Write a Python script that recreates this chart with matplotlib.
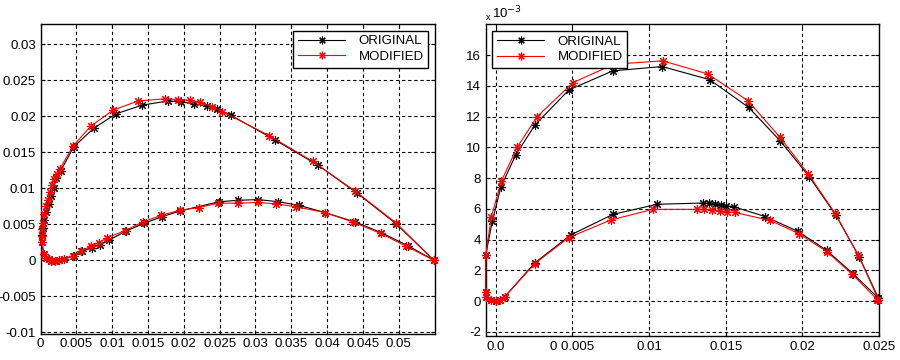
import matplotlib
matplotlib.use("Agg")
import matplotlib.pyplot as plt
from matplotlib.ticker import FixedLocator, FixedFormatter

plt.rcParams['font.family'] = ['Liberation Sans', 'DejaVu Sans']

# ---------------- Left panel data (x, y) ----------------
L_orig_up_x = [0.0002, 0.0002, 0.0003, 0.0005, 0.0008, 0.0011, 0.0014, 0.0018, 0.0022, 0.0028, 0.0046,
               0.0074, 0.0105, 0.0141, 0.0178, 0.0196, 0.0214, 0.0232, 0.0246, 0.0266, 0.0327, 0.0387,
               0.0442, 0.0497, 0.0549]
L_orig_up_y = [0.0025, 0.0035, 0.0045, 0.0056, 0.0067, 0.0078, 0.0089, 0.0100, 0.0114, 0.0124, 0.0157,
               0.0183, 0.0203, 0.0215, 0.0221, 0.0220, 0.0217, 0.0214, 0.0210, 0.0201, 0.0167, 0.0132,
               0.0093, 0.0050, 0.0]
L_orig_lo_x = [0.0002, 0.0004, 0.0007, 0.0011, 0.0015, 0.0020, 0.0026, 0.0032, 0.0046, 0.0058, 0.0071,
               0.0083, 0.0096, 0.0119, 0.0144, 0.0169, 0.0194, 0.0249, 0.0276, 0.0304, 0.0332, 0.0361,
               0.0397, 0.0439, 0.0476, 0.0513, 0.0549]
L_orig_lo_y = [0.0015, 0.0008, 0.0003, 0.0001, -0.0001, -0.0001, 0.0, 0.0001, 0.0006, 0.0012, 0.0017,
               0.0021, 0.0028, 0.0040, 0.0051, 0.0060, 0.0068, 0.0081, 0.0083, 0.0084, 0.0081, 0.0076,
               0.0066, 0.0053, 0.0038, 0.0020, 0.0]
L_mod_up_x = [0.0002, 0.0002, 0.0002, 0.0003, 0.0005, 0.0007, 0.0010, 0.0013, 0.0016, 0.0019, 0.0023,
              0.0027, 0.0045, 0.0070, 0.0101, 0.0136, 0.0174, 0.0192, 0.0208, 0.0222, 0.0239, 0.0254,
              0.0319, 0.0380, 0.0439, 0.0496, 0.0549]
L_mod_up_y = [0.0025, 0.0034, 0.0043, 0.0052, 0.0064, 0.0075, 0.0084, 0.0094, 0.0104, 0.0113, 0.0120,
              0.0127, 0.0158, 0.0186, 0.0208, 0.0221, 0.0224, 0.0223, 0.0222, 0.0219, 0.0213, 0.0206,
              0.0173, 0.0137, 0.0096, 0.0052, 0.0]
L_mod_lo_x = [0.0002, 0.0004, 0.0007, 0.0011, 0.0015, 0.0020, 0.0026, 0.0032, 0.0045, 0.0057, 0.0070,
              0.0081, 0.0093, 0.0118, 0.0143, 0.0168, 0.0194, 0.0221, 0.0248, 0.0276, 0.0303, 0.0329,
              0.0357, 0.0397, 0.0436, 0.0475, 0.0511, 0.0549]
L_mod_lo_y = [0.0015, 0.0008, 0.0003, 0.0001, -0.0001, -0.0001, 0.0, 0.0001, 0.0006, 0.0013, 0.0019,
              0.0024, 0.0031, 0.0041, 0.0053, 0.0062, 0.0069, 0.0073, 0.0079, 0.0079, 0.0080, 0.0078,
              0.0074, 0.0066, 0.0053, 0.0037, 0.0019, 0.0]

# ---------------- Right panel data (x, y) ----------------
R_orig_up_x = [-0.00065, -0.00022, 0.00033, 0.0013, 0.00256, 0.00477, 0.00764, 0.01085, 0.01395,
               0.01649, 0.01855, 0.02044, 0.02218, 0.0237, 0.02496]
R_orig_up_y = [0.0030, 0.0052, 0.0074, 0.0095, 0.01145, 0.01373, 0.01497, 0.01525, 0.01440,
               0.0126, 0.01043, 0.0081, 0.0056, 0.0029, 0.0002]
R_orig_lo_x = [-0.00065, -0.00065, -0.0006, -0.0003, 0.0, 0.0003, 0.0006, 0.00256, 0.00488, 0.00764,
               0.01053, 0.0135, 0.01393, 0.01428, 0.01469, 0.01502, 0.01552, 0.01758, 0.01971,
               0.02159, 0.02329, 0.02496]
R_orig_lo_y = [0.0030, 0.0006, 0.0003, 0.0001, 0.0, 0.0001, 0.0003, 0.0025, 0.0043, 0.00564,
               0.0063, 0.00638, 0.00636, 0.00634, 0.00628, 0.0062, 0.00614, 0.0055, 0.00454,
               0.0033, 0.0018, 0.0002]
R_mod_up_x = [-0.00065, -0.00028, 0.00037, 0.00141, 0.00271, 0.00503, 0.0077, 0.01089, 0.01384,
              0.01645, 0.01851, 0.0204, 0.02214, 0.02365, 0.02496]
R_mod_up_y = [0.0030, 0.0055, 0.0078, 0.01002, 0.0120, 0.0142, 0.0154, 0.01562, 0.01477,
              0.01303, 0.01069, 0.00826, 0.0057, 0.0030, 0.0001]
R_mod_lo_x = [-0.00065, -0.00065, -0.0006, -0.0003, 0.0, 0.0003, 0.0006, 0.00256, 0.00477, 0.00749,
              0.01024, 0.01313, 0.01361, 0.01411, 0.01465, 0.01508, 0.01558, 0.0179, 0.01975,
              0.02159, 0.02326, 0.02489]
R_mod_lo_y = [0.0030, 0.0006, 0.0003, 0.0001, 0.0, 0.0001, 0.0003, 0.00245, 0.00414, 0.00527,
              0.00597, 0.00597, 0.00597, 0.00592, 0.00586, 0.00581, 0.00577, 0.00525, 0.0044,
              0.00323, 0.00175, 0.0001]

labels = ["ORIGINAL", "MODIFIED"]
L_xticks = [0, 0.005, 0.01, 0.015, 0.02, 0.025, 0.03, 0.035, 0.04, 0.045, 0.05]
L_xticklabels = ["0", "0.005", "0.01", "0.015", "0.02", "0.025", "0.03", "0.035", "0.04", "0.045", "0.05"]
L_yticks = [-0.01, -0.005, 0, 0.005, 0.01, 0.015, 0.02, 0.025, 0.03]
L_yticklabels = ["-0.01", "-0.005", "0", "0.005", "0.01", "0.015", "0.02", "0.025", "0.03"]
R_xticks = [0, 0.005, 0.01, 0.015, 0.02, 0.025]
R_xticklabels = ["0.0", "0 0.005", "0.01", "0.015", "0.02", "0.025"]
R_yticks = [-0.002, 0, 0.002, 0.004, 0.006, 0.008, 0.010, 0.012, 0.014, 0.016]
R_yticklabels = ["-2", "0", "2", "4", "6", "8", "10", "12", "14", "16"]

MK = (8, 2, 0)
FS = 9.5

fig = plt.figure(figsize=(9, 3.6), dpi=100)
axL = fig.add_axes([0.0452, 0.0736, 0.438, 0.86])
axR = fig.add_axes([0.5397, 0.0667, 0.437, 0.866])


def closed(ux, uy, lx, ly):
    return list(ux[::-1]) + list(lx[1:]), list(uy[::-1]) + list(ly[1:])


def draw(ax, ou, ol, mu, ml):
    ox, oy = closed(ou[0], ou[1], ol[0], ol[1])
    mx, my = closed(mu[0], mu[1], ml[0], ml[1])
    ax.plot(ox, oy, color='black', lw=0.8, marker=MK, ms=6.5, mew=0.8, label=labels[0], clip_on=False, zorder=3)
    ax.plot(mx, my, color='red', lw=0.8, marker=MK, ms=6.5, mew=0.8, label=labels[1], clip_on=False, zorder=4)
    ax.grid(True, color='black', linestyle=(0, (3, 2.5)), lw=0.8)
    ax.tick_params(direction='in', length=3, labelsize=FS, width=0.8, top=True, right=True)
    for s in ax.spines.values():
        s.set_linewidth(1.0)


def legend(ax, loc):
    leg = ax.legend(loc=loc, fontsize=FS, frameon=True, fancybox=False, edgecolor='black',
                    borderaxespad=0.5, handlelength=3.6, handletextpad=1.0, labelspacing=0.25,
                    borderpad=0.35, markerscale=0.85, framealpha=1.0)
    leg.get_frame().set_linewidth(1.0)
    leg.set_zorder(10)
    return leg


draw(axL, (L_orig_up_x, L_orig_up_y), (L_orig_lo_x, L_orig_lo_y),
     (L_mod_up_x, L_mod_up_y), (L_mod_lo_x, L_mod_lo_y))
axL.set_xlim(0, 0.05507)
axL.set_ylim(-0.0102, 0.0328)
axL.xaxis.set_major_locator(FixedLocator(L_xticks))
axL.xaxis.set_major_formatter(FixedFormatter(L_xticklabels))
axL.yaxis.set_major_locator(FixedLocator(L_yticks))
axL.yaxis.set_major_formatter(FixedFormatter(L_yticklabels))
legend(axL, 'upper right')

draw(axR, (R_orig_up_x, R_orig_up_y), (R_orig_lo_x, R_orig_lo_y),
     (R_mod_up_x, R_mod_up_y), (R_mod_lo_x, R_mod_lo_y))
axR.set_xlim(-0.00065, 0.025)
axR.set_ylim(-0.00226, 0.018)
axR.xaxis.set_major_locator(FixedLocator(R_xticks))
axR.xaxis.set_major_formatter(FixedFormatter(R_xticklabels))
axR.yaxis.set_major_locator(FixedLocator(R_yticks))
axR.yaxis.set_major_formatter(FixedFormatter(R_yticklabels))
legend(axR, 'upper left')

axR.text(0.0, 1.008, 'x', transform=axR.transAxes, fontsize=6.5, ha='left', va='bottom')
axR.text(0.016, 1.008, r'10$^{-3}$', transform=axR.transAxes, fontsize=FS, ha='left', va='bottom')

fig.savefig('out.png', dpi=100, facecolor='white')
· · ·
▸ **What is being asked**: With all pictures left out, please transcribe exactly the lines from the start of the material through the line with "plt.rcParams['font.family'] = ['Liberation".

▸ **Completed task**:
Write a Python script that recreates this chart with matplotlib.
import matplotlib
matplotlib.use("Agg")
import matplotlib.pyplot as plt
from matplotlib.ticker import FixedLocator, FixedFormatter

plt.rcParams['font.family'] = ['Liberation Sans', 'DejaVu Sans']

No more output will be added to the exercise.